— Start of Data for this exercise —
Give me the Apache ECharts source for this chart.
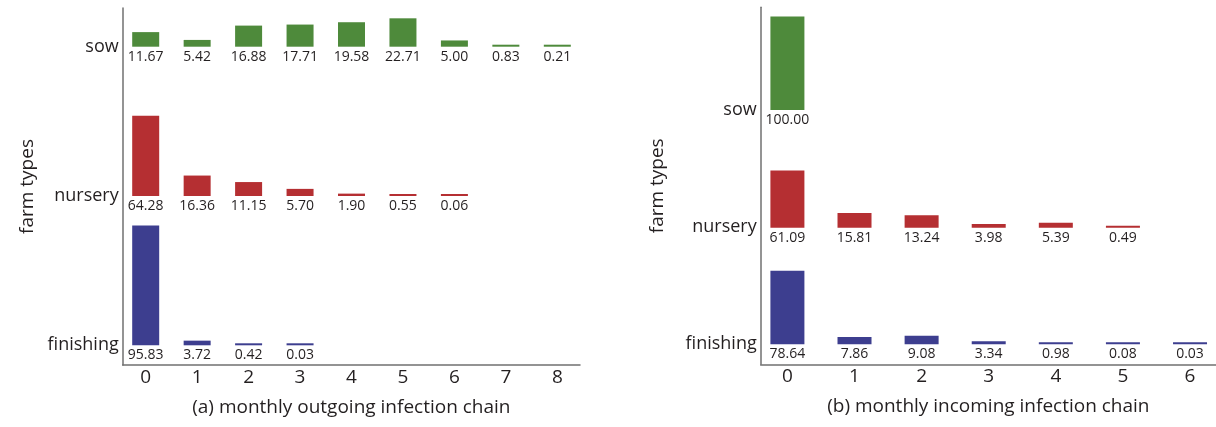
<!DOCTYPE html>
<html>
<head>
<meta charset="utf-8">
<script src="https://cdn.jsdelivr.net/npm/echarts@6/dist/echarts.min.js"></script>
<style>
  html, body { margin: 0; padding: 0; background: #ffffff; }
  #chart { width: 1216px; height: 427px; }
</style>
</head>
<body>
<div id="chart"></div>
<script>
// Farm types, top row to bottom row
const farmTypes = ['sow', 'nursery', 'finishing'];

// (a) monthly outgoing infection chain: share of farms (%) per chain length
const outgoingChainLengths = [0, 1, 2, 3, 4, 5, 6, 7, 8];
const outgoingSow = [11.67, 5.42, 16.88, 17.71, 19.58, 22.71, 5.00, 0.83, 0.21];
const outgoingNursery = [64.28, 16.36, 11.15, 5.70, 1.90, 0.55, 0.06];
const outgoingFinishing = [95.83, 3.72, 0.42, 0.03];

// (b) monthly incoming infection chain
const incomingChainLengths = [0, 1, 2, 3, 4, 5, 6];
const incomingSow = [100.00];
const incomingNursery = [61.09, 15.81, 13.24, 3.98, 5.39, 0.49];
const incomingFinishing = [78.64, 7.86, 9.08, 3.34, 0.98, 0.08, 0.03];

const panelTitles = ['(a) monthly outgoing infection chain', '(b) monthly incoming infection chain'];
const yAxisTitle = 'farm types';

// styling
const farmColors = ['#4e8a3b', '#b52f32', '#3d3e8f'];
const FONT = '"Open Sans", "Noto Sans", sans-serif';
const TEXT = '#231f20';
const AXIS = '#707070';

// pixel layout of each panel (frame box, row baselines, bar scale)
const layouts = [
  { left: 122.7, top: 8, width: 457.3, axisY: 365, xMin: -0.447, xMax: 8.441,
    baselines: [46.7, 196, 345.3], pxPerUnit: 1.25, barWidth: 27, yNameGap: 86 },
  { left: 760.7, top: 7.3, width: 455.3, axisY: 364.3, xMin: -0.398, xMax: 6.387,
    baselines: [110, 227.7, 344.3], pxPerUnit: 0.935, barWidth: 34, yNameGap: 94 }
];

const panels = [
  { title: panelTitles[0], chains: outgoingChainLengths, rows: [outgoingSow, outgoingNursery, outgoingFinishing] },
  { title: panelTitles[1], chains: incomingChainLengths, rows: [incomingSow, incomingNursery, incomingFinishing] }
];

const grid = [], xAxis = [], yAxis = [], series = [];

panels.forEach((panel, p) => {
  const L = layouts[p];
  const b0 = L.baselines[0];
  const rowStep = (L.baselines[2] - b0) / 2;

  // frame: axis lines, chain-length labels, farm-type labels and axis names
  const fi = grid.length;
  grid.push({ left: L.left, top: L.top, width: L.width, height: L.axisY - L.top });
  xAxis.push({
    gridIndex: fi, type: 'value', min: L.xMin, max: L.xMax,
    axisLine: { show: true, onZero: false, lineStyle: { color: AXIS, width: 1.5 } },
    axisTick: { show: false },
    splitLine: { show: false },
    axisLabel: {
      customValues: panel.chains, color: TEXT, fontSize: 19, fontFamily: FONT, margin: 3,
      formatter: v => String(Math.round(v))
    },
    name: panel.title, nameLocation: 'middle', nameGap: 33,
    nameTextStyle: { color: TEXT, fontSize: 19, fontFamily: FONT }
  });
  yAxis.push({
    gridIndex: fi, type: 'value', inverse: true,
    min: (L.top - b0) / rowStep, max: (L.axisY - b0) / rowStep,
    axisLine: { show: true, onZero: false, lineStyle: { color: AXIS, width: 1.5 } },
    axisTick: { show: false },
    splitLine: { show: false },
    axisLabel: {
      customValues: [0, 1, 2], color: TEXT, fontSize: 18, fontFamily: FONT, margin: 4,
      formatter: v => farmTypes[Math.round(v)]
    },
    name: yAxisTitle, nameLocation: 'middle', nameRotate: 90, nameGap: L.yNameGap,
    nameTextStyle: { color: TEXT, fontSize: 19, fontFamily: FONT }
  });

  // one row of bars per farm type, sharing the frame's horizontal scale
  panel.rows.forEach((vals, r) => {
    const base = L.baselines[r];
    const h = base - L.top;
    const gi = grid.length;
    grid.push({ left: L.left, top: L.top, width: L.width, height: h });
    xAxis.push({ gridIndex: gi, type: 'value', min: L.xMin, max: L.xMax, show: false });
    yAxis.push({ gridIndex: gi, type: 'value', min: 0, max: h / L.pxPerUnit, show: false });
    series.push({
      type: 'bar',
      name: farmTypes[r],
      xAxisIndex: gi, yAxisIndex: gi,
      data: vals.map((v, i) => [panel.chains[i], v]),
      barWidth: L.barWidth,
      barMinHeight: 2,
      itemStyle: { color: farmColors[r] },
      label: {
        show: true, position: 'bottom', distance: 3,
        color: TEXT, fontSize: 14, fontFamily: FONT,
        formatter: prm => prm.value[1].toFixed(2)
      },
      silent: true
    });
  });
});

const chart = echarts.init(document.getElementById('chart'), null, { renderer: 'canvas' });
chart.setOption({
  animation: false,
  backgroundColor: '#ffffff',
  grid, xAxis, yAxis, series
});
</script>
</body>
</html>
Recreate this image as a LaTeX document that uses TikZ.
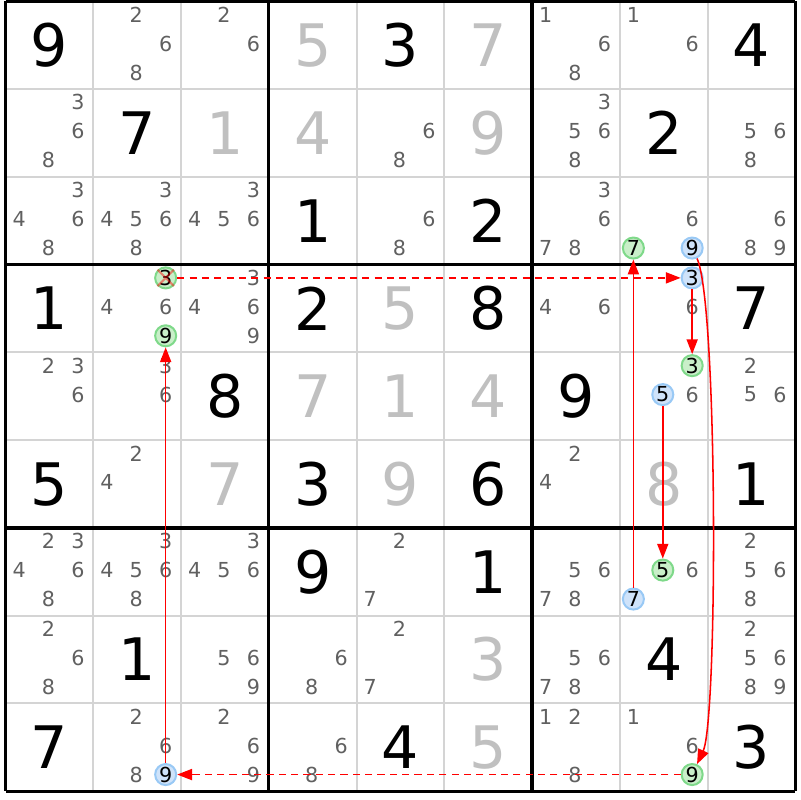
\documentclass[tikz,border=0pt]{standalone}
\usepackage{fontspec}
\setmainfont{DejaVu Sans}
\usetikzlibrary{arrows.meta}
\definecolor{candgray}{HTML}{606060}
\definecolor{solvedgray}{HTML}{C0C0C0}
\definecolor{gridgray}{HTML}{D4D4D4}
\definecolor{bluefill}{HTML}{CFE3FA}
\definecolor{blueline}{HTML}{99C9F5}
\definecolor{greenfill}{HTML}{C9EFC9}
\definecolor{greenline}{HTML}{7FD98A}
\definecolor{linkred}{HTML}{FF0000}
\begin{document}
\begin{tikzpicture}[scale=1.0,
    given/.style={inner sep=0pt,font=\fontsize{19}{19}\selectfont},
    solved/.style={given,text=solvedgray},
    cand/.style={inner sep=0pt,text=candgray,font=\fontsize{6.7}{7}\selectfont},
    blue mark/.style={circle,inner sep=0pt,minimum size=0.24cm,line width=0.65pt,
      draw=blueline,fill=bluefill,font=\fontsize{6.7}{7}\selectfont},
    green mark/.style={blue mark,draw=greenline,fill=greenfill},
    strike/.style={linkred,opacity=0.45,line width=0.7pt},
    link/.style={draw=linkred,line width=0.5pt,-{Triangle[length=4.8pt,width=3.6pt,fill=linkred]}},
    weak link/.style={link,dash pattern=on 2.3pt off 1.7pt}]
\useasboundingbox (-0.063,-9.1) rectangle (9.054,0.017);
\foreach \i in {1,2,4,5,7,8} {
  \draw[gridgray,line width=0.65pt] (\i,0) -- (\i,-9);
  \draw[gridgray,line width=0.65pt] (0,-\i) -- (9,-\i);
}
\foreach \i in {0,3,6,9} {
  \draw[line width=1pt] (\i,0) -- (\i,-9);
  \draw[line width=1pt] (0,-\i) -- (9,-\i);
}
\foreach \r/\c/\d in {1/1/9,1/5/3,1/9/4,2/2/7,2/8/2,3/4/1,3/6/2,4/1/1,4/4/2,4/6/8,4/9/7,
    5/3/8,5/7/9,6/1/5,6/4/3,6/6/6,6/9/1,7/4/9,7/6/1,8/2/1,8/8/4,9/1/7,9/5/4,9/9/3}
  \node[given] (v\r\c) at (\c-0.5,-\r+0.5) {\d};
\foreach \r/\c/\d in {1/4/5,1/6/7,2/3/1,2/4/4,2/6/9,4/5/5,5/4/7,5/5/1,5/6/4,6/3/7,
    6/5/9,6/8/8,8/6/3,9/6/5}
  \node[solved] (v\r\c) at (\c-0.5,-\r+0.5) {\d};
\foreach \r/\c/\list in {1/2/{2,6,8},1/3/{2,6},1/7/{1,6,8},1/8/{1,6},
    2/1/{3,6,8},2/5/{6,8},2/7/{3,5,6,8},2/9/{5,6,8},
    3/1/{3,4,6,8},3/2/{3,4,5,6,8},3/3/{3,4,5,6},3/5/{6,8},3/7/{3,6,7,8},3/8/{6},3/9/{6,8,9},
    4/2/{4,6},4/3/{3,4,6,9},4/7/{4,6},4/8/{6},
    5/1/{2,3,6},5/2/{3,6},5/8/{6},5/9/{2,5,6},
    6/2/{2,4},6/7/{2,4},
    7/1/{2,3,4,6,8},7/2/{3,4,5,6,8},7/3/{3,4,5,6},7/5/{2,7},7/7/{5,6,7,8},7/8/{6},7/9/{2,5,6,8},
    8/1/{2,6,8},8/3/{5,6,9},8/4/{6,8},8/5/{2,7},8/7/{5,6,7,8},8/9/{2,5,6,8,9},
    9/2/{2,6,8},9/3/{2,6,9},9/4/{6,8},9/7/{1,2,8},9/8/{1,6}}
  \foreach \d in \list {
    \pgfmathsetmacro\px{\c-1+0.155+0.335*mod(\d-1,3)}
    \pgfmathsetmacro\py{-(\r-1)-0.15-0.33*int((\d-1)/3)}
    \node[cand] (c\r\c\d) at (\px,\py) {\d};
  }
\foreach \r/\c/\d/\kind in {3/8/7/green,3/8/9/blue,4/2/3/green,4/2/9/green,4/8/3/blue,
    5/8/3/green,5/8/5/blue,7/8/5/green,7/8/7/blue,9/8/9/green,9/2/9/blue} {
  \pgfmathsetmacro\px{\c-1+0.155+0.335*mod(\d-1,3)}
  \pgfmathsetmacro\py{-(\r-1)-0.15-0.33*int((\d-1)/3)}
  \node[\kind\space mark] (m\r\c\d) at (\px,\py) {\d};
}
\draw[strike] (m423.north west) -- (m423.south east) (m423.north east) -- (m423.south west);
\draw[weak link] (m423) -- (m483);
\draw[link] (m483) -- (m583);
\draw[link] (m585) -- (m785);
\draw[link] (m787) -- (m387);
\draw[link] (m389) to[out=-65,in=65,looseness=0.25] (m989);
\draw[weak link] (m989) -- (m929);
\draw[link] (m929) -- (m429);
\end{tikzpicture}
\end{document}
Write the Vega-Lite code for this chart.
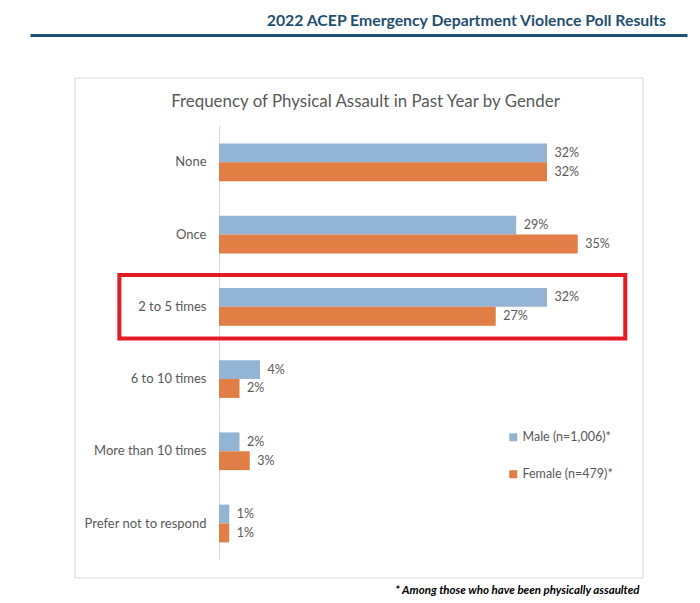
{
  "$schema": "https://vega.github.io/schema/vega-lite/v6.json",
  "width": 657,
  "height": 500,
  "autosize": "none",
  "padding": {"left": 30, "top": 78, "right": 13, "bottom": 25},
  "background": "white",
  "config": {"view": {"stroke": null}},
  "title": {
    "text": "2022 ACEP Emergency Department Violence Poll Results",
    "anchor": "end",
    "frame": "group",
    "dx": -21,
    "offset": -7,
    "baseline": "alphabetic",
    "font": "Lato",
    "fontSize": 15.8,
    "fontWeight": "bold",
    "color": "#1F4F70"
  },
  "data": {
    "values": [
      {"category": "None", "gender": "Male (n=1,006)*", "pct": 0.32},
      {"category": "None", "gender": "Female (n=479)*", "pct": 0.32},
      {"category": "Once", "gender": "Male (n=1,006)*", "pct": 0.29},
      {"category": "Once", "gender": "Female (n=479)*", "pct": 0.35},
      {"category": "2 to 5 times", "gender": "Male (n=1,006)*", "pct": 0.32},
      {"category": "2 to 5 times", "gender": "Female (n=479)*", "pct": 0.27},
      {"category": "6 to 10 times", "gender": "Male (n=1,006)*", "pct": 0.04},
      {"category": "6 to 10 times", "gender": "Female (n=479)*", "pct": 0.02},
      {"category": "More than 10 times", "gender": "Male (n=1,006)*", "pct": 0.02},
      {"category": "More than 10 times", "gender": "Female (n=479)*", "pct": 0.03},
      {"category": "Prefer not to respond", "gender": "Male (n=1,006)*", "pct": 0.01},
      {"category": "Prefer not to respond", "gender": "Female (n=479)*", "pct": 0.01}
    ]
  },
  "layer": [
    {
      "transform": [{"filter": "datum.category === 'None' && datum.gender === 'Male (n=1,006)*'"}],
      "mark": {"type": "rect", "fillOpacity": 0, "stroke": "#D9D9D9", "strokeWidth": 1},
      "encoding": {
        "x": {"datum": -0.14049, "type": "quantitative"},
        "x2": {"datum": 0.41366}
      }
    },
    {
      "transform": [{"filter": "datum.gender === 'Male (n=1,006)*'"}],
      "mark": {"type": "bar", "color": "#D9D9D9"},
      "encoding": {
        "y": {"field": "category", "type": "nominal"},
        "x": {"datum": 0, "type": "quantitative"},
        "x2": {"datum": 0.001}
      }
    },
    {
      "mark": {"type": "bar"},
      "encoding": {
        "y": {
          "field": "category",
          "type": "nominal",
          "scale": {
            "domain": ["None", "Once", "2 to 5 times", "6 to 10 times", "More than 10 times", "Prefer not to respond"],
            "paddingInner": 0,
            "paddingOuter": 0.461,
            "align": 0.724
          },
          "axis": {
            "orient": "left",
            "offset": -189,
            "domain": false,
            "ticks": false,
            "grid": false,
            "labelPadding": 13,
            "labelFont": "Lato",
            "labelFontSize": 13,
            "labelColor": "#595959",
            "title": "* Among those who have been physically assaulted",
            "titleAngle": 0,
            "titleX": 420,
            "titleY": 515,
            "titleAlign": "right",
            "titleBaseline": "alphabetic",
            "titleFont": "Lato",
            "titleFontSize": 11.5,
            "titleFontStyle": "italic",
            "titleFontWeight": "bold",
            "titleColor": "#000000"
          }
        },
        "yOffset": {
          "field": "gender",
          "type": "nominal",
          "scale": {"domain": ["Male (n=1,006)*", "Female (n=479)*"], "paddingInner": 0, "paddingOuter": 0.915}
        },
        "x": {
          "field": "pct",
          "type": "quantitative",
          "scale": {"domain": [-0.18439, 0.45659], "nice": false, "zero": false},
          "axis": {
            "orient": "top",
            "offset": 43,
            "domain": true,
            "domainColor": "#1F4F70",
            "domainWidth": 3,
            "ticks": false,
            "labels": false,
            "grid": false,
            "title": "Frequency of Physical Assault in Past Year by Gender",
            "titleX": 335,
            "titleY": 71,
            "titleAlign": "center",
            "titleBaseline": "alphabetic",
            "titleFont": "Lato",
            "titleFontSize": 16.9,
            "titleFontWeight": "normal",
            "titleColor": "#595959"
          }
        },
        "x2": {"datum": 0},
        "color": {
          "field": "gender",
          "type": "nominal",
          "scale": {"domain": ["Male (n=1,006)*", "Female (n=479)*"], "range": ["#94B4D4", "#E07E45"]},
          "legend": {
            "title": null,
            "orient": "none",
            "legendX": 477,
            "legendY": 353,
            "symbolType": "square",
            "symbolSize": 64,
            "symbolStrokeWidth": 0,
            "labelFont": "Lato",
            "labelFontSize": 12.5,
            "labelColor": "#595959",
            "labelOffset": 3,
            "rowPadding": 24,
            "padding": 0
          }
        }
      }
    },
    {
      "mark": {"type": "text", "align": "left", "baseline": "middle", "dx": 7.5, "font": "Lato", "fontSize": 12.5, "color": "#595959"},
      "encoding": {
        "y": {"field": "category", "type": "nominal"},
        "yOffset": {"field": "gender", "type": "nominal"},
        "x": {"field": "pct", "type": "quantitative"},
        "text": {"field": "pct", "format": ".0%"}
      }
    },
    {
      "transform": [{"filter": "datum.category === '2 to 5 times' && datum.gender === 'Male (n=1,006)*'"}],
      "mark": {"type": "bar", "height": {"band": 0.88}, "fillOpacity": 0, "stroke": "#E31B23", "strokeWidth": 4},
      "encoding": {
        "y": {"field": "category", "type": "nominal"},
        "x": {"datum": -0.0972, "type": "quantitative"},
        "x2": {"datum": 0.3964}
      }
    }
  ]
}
— End of Data for this exercise —
**Stated goal:** Exactly as they appear, print the lines of the listing above from its first line through the line that contains "const farmTypes = ['sow', 'nursery', 'finishing'];", minus the pictures.

**Answer to this exercise:**
Give me the Apache ECharts source for this chart.
<!DOCTYPE html>
<html>
<head>
<meta charset="utf-8">
<script src="https://cdn.jsdelivr.net/npm/echarts@6/dist/echarts.min.js"></script>
<style>
  html, body { margin: 0; padding: 0; background: #ffffff; }
  #chart { width: 1216px; height: 427px; }
</style>
</head>
<body>
<div id="chart"></div>
<script>
// Farm types, top row to bottom row
const farmTypes = ['sow', 'nursery', 'finishing'];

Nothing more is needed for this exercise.